Reference a named expression on its own. You can't combine it with a direct expression or with another named expression. Both of these fail:

  • @aws-us-only OR _csp:gcp mixes a named expression with a direct expression.
  • @aws-us-only OR @aws-eu-only combines two named expressions.

You can use the _project_routing API to create and manage named project routing expressions.

Note

Named project routing expressions are project-specific. An expression can be used only in the project where it was created.

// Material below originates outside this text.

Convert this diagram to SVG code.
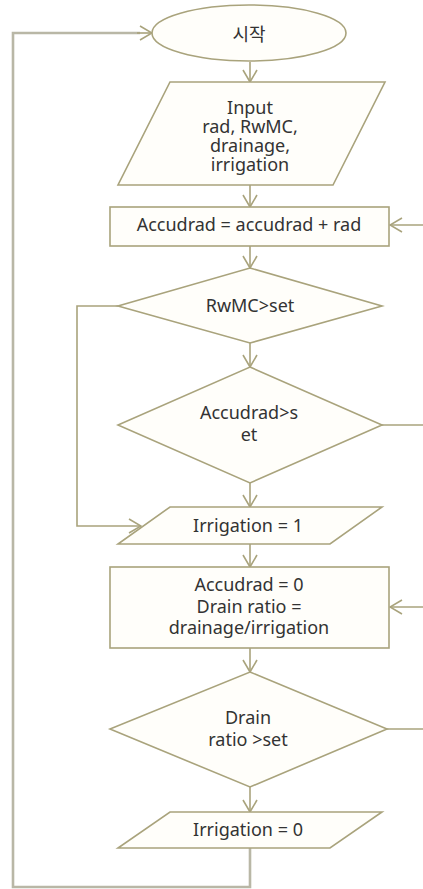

The following request creates a named expression called origin-only that matches a single tag:

				PUT _project_routing/origin-only
					{
  "expression": "_alias:_origin"
}
		

Expressions can be more complex. The following request creates a named expression called aws-us-only that matches AWS projects in a US region:

				PUT _project_routing/aws-us-only
					{
  "expression": "_csp:aws AND _region:us*"
}
		

You can also create multiple named expressions in a single request:

				PUT _project_routing
					{
  "aws-us-only": { "expression": "_csp:aws AND _region:us*" },
  "aws-eu-only": { "expression": "_csp:aws AND _region:eu*" },
  "linked-security": { "expression": "_alias:*sec*" }
}
		

The GET _project_routing endpoint retrieves information about named expressions.

To retrieve all named expressions:

				GET _project_routing
		

To retrieve a specific named expression:

				GET _project_routing/origin-only
		

To delete a named expression:

				DELETE _project_routing/origin-only
		
Note

When using the _project_routing API to create, retrieve, or delete expressions, do not prefix the expression name with @. The @ prefix is required only when referencing a named expression in the project_routing parameter of API endpoints that support it.